+++ Supplied material
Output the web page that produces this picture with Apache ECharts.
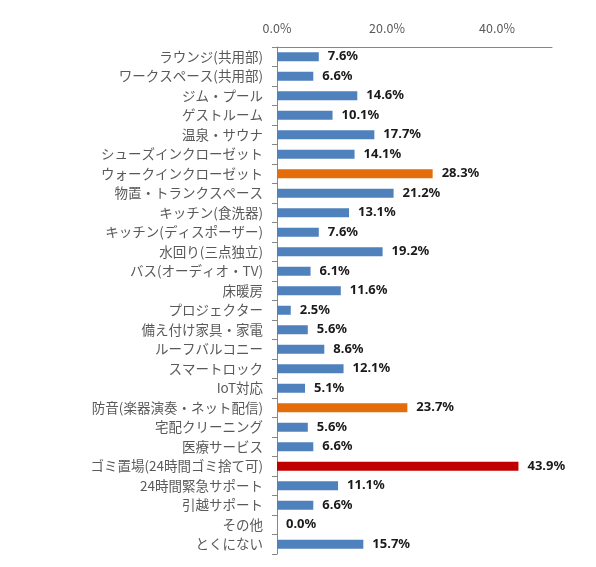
<!DOCTYPE html>
<html>
<head>
<meta charset="utf-8">
<script src="https://cdn.jsdelivr.net/npm/echarts@6.0.0/dist/echarts.min.js"></script>
<style>
  html, body { margin: 0; padding: 0; background: #fff; }
  #chart { width: 596px; height: 567px; }
</style>
</head>
<body>
<div id="chart"></div>
<script>
// categories top to bottom
const categories = [
  "ラウンジ(共用部)", "ワークスペース(共用部)", "ジム・プール", "ゲストルーム",
  "温泉・サウナ", "シューズインクローゼット", "ウォークインクローゼット",
  "物置・トランクスペース", "キッチン(食洗器)", "キッチン(ディスポーザー)",
  "水回り(三点独立)", "バス(オーディオ・TV)", "床暖房", "プロジェクター",
  "備え付け家具・家電", "ルーフバルコニー", "スマートロック", "IoT対応",
  "防音(楽器演奏・ネット配信)", "宅配クリーニング", "医療サービス",
  "ゴミ置場(24時間ゴミ捨て可)", "24時間緊急サポート", "引越サポート",
  "その他", "とくにない"
];
const values = [
  7.6, 6.6, 14.6, 10.1, 17.7, 14.1, 28.3, 21.2, 13.1, 7.6,
  19.2, 6.1, 11.6, 2.5, 5.6, 8.6, 12.1, 5.1, 23.7, 5.6,
  6.6, 43.9, 11.1, 6.6, 0.0, 15.7
];
// highlight groups: 0 = normal, 1 = orange, 2 = red
const highlight = [
  0, 0, 0, 0, 0, 0, 1, 0, 0, 0,
  0, 0, 0, 0, 0, 0, 0, 0, 1, 0,
  0, 2, 0, 0, 0, 0
];
const xTicks = [0, 20, 40];

const palette = ["#4F81BD", "#E46C0A", "#C00000"];

const chart = echarts.init(document.getElementById("chart"));

chart.setOption({
  animation: false,
  grid: { left: 277, right: 44, top: 47, bottom: 13, containLabel: false },
  xAxis: {
    type: "value",
    position: "top",
    min: 0,
    max: 50,
    interval: 20,
    axisLine: { show: true, lineStyle: { color: "#868686", width: 1 } },
    axisTick: { show: false },
    splitLine: { show: false },
    axisLabel: {
      color: "#595959",
      fontSize: 12.5,
      fontFamily: "Noto Sans CJK JP",
      margin: 12,
      showMaxLabel: false,
      formatter: function (v) {
        return xTicks.indexOf(v) >= 0 ? v.toFixed(1) + "%" : "";
      }
    }
  },
  yAxis: {
    type: "category",
    inverse: true,
    data: categories,
    axisLine: { show: true, lineStyle: { color: "#868686", width: 1 } },
    axisTick: { show: true, length: 5, lineStyle: { color: "#868686" } },
    axisLabel: {
      color: "#595959",
      fontSize: 13.5,
      fontFamily: "Noto Sans CJK JP",
      margin: 14,
      interval: 0
    }
  },
  series: [{
    type: "bar",
    data: values.map((v, i) => ({
      value: v,
      itemStyle: { color: palette[highlight[i]] }
    })),
    barWidth: 9,
    label: {
      show: true,
      position: "right",
      distance: 9,
      color: "#1a1a1a",
      fontWeight: "bold",
      fontSize: 13,
      fontFamily: "Noto Sans",
      formatter: p => p.value.toFixed(1) + "%"
    }
  }]
});
</script>
</body>
</html>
++++++
Work to complete - The material above must be printed exactly, with its pictures left out.

Answer to this exercise -
Output the web page that produces this picture with Apache ECharts.
<!DOCTYPE html>
<html>
<head>
<meta charset="utf-8">
<script src="https://cdn.jsdelivr.net/npm/echarts@6.0.0/dist/echarts.min.js"></script>
<style>
  html, body { margin: 0; padding: 0; background: #fff; }
  #chart { width: 596px; height: 567px; }
</style>
</head>
<body>
<div id="chart"></div>
<script>
// categories top to bottom
const categories = [
  "ラウンジ(共用部)", "ワークスペース(共用部)", "ジム・プール", "ゲストルーム",
  "温泉・サウナ", "シューズインクローゼット", "ウォークインクローゼット",
  "物置・トランクスペース", "キッチン(食洗器)", "キッチン(ディスポーザー)",
  "水回り(三点独立)", "バス(オーディオ・TV)", "床暖房", "プロジェクター",
  "備え付け家具・家電", "ルーフバルコニー", "スマートロック", "IoT対応",
  "防音(楽器演奏・ネット配信)", "宅配クリーニング", "医療サービス",
  "ゴミ置場(24時間ゴミ捨て可)", "24時間緊急サポート", "引越サポート",
  "その他", "とくにない"
];
const values = [
  7.6, 6.6, 14.6, 10.1, 17.7, 14.1, 28.3, 21.2, 13.1, 7.6,
  19.2, 6.1, 11.6, 2.5, 5.6, 8.6, 12.1, 5.1, 23.7, 5.6,
  6.6, 43.9, 11.1, 6.6, 0.0, 15.7
];
// highlight groups: 0 = normal, 1 = orange, 2 = red
const highlight = [
  0, 0, 0, 0, 0, 0, 1, 0, 0, 0,
  0, 0, 0, 0, 0, 0, 0, 0, 1, 0,
  0, 2, 0, 0, 0, 0
];
const xTicks = [0, 20, 40];

const palette = ["#4F81BD", "#E46C0A", "#C00000"];

const chart = echarts.init(document.getElementById("chart"));

chart.setOption({
  animation: false,
  grid: { left: 277, right: 44, top: 47, bottom: 13, containLabel: false },
  xAxis: {
    type: "value",
    position: "top",
    min: 0,
    max: 50,
    interval: 20,
    axisLine: { show: true, lineStyle: { color: "#868686", width: 1 } },
    axisTick: { show: false },
    splitLine: { show: false },
    axisLabel: {
      color: "#595959",
      fontSize: 12.5,
      fontFamily: "Noto Sans CJK JP",
      margin: 12,
      showMaxLabel: false,
      formatter: function (v) {
        return xTicks.indexOf(v) >= 0 ? v.toFixed(1) + "%" : "";
      }
    }
  },
  yAxis: {
    type: "category",
    inverse: true,
    data: categories,
    axisLine: { show: true, lineStyle: { color: "#868686", width: 1 } },
    axisTick: { show: true, length: 5, lineStyle: { color: "#868686" } },
    axisLabel: {
      color: "#595959",
      fontSize: 13.5,
      fontFamily: "Noto Sans CJK JP",
      margin: 14,
      interval: 0
    }
  },
  series: [{
    type: "bar",
    data: values.map((v, i) => ({
      value: v,
      itemStyle: { color: palette[highlight[i]] }
    })),
    barWidth: 9,
    label: {
      show: true,
      position: "right",
      distance: 9,
      color: "#1a1a1a",
      fontWeight: "bold",
      fontSize: 13,
      fontFamily: "Noto Sans",
      formatter: p => p.value.toFixed(1) + "%"
    }
  }]
});
</script>
</body>
</html>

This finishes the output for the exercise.